The sketches after the old masters are of two kinds. We could characterize the first as "studies in modeling" (the drawings after Michelangelo are of this sort, but we can also find studies after Giotto, Rubens, El Greco, or Signorelli), with which we might include, on the basis of common stylistic characteristics, a series of anatomic nude drawings from either life models or photographs (male or female), and three portraits: a self-portrait (the only one Pollock made as an adult, according to Rosenthal), a female face drawn after a cover of Life magazine, and one whose source has not been identified. Besides the not-so-surprising mixing of high and low, what is perhaps most striking in these drawings is the use of color - especially since most were based on black-and-white photographs (as Baetjer notes, even though the Met owned several El Grecos, for example, Pollock never bothered to draw them in situ: he relied on his small store of art books). Very few sheets are monochromatic, even though the colors of the pencils Pollock used are almost always close in hue (different browns, yellow, red, and black). This translation of sheer differences in value (or light contrast) into color unsettles the seamless continuity of a volume's surface that traditional modeling is made to emphasize, and engenders a layering of distinct coloristic units that do not quite mesh, giving the drawings a strangely acid quality (despite the soft grain of the paper that is revealed by the rubbing of the pencils) that save them from being merely academic. It also tells us something, I think, about Pollock's unique handling of color to come later in his career.

The second type of sketch after the old masters, by far the most numerous, is the Benton-like "analysis," whereby the figures of a Rubens or a Greco are progressively geometricized, first transformed into cubic men (one thinks of the little schematic mannequins in Durer's studies of proportion), then into abstract, regular volumes (the cones, spheres, and cylinders of nineteenth-century academic teaching), then into a forest of arcs.
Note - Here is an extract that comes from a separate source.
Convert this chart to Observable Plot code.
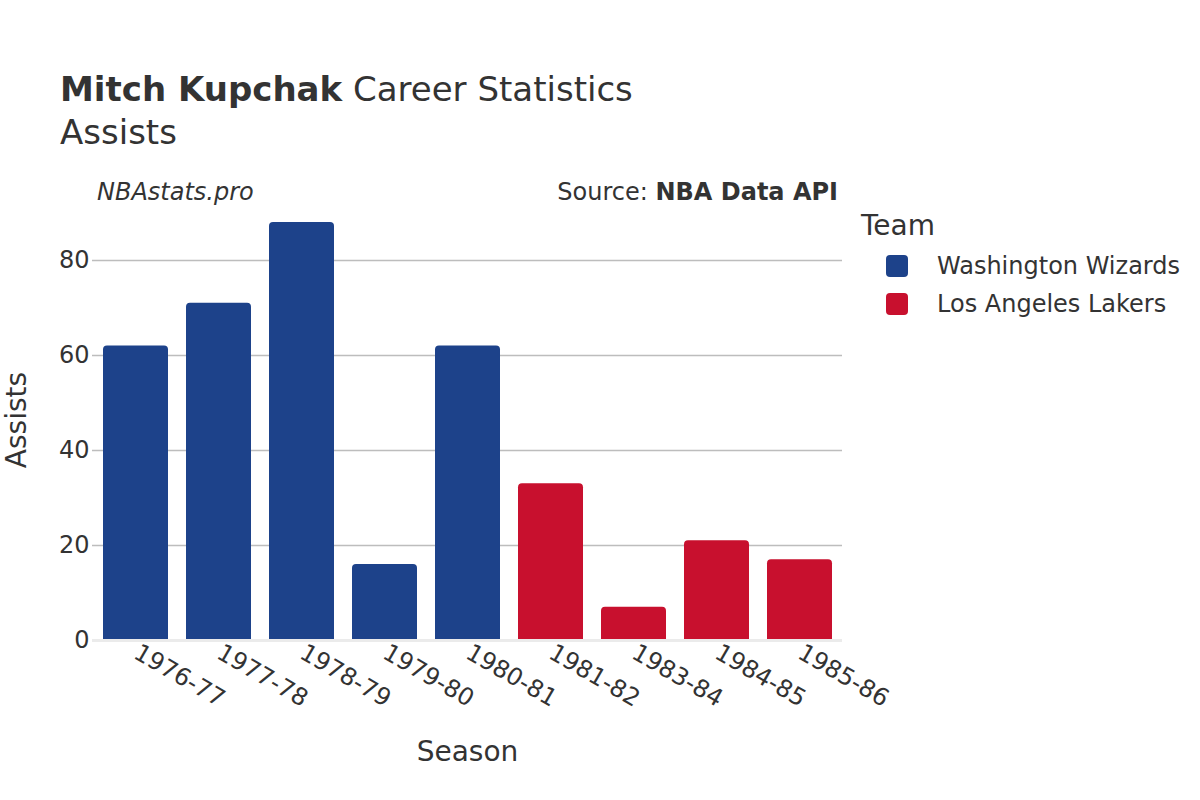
<!DOCTYPE html>
<html>
<head>
<meta charset="utf-8">
<script src="https://cdn.jsdelivr.net/npm/d3@7"></script>
<script src="https://cdn.jsdelivr.net/npm/@observablehq/plot@0.6"></script>
<style>
  html, body { margin: 0; padding: 0; background: #fff; }
  body { width: 1200px; height: 800px; position: relative; overflow: hidden; font-family: "DejaVu Sans", sans-serif; color: #333; }
  .abs { position: absolute; white-space: nowrap; }
  #chart { position: absolute; left: 0; top: 0; }
  .sw { position: absolute; width: 22px; height: 22px; border-radius: 4px; }
</style>
</head>
<body>
<div class="abs" style="left:60px; top:68px; font-size:34px; line-height:42px;"><b>Mitch Kupchak</b> Career Statistics</div>
<div class="abs" style="left:60px; top:111px; font-size:34px; line-height:42px;">Assists</div>
<div class="abs" style="left:97px; top:176px; font-size:24px; line-height:32px; font-style:italic;">NBAstats.pro</div>
<div class="abs" style="right:362px; top:176px; font-size:24px; line-height:32px;">Source: <b>NBA Data API</b></div>
<div id="chart"></div>
<div class="abs" style="left:861px; top:208px; font-size:28px; line-height:36px;">Team</div>
<div class="sw" style="left:886px; top:255px; background:#1d428a;"></div>
<div class="abs" style="left:937px; top:250px; font-size:24px; line-height:32px;">Washington Wizards</div>
<div class="sw" style="left:886px; top:293px; background:#c8102e;"></div>
<div class="abs" style="left:937px; top:288px; font-size:24px; line-height:32px;">Los Angeles Lakers</div>
<script>
const seasons = ["1976-77","1977-78","1978-79","1979-80","1980-81","1981-82","1983-84","1984-85","1985-86"];
const assists = [62, 71, 88, 16, 62, 33, 7, 21, 17];
const teams = ["Washington Wizards","Washington Wizards","Washington Wizards","Washington Wizards","Washington Wizards","Los Angeles Lakers","Los Angeles Lakers","Los Angeles Lakers","Los Angeles Lakers"];
const teamNames = ["Washington Wizards","Los Angeles Lakers"];
const teamColors = ["#1d428a","#c8102e"];
const yTicks = [0, 20, 40, 60, 80];

const data = seasons.map((s, i) => ({season: s, value: assists[i], team: teams[i]}));

const chart = Plot.plot({
  width: 1200,
  height: 800,
  marginLeft: 92,
  marginRight: 358,
  marginTop: 203,
  marginBottom: 160,
  style: {fontFamily: "DejaVu Sans, sans-serif", fontSize: "24px", color: "#333", background: "transparent"},
  x: {domain: seasons, paddingInner: 0.22, paddingOuter: 0.11, label: null},
  y: {domain: [0, 92], label: null},
  color: {domain: teamNames, range: teamColors},
  marks: [
    Plot.ruleY(yTicks.filter(d => d > 0), {stroke: "#bdbdbd", strokeWidth: 1.5}),
    Plot.barY(data, {x: "season", y: "value", fill: "team", rx: 4}),
    Plot.barY(data, {x: "season", y1: 0, y2: d => Math.min(d.value, 2), fill: "team"}),
    Plot.ruleY([0], {stroke: "#ebebeb", strokeWidth: 3}),
    Plot.axisY({ticks: yTicks, tickSize: 0, tickPadding: 3, label: null, fontSize: 24, tickFormat: d => d}),
    Plot.axisX({tickSize: 0, tickRotate: 30, tickPadding: 10, label: null, fontSize: 24}),
    Plot.text(["Season"], {frameAnchor: "bottom", fontSize: 28, fill: "#333", y: () => 0, dy: 120})
  ]
});
document.getElementById("chart").appendChild(chart);
</script>
<svg class="abs" style="left:0;top:0;" width="60" height="800"><text x="18" y="420" transform="rotate(-90 18 420)" text-anchor="middle" dominant-baseline="middle" font-family="DejaVu Sans, sans-serif" font-size="28" fill="#333">Assists</text></svg>
</body>
</html>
The contrast between the cartoonish shapes of cubic men and the pathos of their gestures is striking, and there is something rather comic in seeing the saints kneeling beneath a crucified Christ by El Greco transformed into crystal-like solids drawn in turquoise and adorned with brown arrows (Sketchbook II, p. 7), or a multifigure history or religious painting by any of the above (add Tintoretto) transformed into a Boccioni (or, to stay in America, a Stanton Macdonald-Wright) composition. What is perhaps most surprising is that Pollock engaged in this little game long after Benton, who left the Art Students League in 1932, had ceased to be his teacher. Why? It is my contention that Pollock, like Picasso and Braque in 1911 or Mondrian shortly after, was in search of a unitary mode of notation that would be able to transcode anything. Baetjer remarks that the diagrammatic simplification of the figures accentuates the similarity of their poses (they are the same in drawings after two paintings by Rubens, for example, and in one after Signorelli). But one should also note Pollock's fascination with drapery - those leftovers through which painters from the Renaissance up to Manet have traditionally been prone to show off their skill - and with interstitial spaces. Once it has been demonstrated that everything can be reduced to a similar diagram, the challenge will then be to take similarity (or unity) as a starting point, and get rid of the diagram - which is exactly what Pollock will later do with his allover compositions.